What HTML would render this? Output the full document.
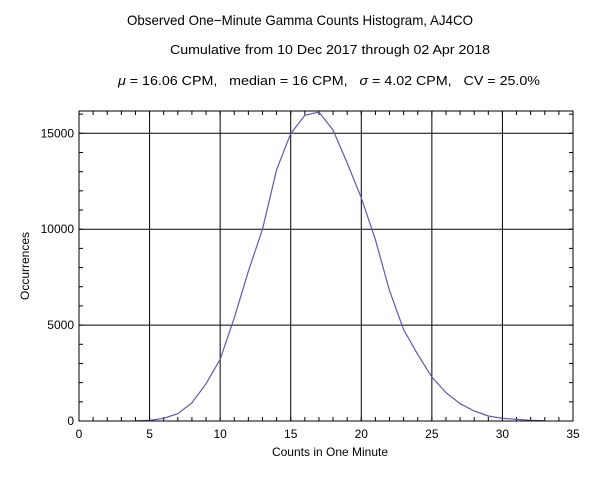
<!DOCTYPE html>
<html><head><meta charset="utf-8"><style>
html,body{margin:0;padding:0;background:#fff;}
svg{display:block;font-family:"Liberation Sans",sans-serif;}
.pre{white-space:pre;}
</style></head><body>
<svg id="chart" width="600" height="479" viewBox="0 0 600 479">
<rect width="600" height="479" fill="#fff"/>
<text x="300" y="25" font-size="14" text-anchor="middle" textLength="346" lengthAdjust="spacingAndGlyphs">Observed One−Minute Gamma Counts Histogram, AJ4CO</text>
<text x="330" y="54" font-size="13" text-anchor="middle" textLength="320" lengthAdjust="spacingAndGlyphs">Cumulative from 10 Dec 2017 through 02 Apr 2018</text>
<text class="pre" xml:space="preserve" x="329" y="85" font-size="13" text-anchor="middle" textLength="422" lengthAdjust="spacingAndGlyphs"><tspan font-style="italic">μ</tspan> = 16.06 CPM,   median = 16 CPM,   <tspan font-style="italic">σ</tspan> = 4.02 CPM,   CV = 25.0%</text>
<g id="grid"></g>
<g id="series"></g>
<rect x="79" y="111" width="494" height="310" fill="none" stroke="#000" stroke-width="1"/>
<text x="330" y="456" font-size="12" text-anchor="middle">Counts in One Minute</text>
<text x="0" y="0" font-size="12" text-anchor="middle" transform="translate(29,266) rotate(-90)">Occurrences</text>
</svg>
<script>
const counts = [4,5,6,7,8,9,10,11,12,13,14,15,16,17,18,19,20,21,22,23,24,25,26,27,28,29,30,31,32,33];
const occurrences = [5,30,140,380,950,1940,3210,5380,7810,10000,13100,14980,15940,16110,15160,13450,11630,9460,6800,4770,3470,2290,1480,900,520,260,140,90,35,15];
const xTicks = [0,5,10,15,20,25,30,35];
const yTicks = [0,5000,10000,15000];
const X0=79, X1=573, Y0=421, YT=111;
const xs = v => X0 + v*(X1-X0)/35;
const ys = v => Y0 - v*(95.9/5000);
const NS="http://www.w3.org/2000/svg";
const grid=document.getElementById('grid'), ser=document.getElementById('series');
function mk(tag,attrs,parent){const e=document.createElementNS(NS,tag);for(const k in attrs)e.setAttribute(k,attrs[k]);parent.appendChild(e);return e;}
for(let i=1;i<35;i++){
  const x=xs(i);
  mk('line',{x1:x,x2:x,y1:Y0,y2:Y0-4,stroke:'#000'},grid);
  mk('line',{x1:x,x2:x,y1:YT,y2:YT+4,stroke:'#000'},grid);
}
for(let v=1000;v<17000;v+=1000){
  const y=ys(v); if(y<YT) break;
  mk('line',{x1:X0,x2:X0+4,y1:y,y2:y,stroke:'#000'},grid);
  mk('line',{x1:X1,x2:X1-4,y1:y,y2:y,stroke:'#000'},grid);
}
xTicks.forEach(t=>{
  const x=xs(t);
  if(t>0&&t<35){const l=mk('line',{x1:x,x2:x,y1:YT,y2:Y0,stroke:'#000'},grid);
  
  }
  const tx=mk('text',{x:x,y:Y0+17,'font-size':12,'text-anchor':'middle'},grid);
  tx.textContent=t;
  
  
});
yTicks.forEach(t=>{
  const y=ys(t);
  if(t>0){const l=mk('line',{x1:X0,x2:X1,y1:y,y2:y,stroke:'#000'},grid);
  
  }
  const tx=mk('text',{x:X0-5,y:y+4,'font-size':12,'text-anchor':'end'},grid);
  tx.textContent=t;
  
  
});
const pts=counts.map((c,i)=>xs(c).toFixed(1)+','+ys(occurrences[i]).toFixed(1)).join(' ');
const pl=mk('polyline',{points:pts,fill:'none',stroke:'#5a5ab4','stroke-width':1.2},ser);


</script>
</body></html>
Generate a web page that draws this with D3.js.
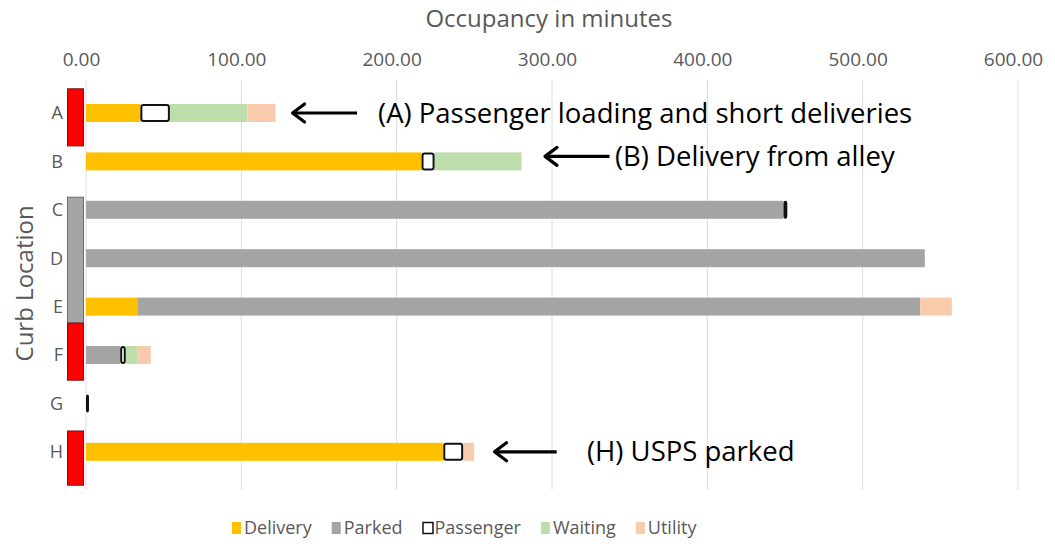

□ □ □ □ □

**Required task**: From the entries above, extract each line containing "document".

**Response for this exercise**:
What HTML would render this? Output the full document.
const grid=document.getElementById('grid'), ser=document.getElementById('series');
function mk(tag,attrs,parent){const e=document.createElementNS(NS,tag);for(const k in attrs)e.setAttribute(k,attrs[k]);parent.appendChild(e);return e;}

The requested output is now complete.